= Starships & Spacemen =

Tabletop science fiction role-playing game

Starships & Spacemen is a role-playing game published by Fantasy Games Unlimited in 1978.

==Description==
Starships & Spacemen is a science-fiction space-adventure system. The rules cover character creation, experience, the Space Fleet Service, human and alien races, psionics, alien plants and animals, equipment, spaceships and spaceship combat, and running the game. The focus is ship combat and problem-solving; personal combat is de-emphasized.

==Publication history==
Starships & Spacemen was designed by Leonard H. Kanterman, M.D., with art by Rick Bryant, and was published by Fantasy Games Unlimited in 1978 as an 86-page book with two cardstock reference sheets.

Starships & Spacemen is now owned by Goblinoid Games, who released a 2nd edition of it in 2013 via crowdfunding.

==Reception==
Richard Bartucci reviewed Starships & Spacemen in The Space Gamer No. 18. Bartucci commented that "With all of the SF genre to draw upon, Dr. Kanterman has restricted himself almost entirely to a universe that has been so thoroughly explored and documented that further exposition is just wearisome."

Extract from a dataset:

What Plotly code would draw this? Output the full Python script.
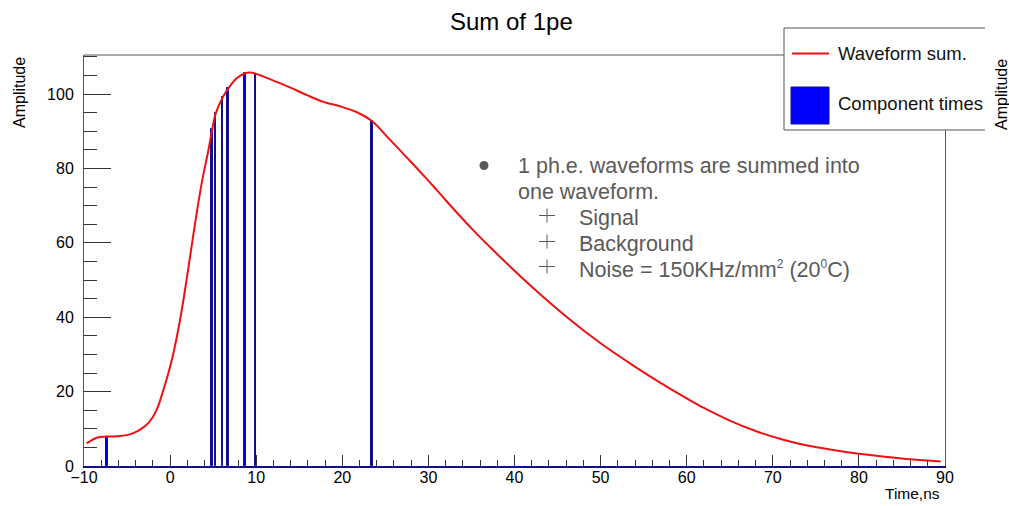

Don Turnbull reviewed Starships & Spacemen for White Dwarf #8, and stated that "I like these rules, consider them carefully planned and well executed, and would certainly select them as the basis of the SF role-playing game would involve myself in if only time (and D&D!) permitted."

Andrew Rilstone did a retrospective review of Starships and Spacemen for Arcane magazine, stating that "At a time when many people had not worked out that wargames and roleplaying games were two different things, S&S offered something calculated to encourage roleplaying in a background that stimulated the referee into having ideas of his own. For that, it deserves some recognition."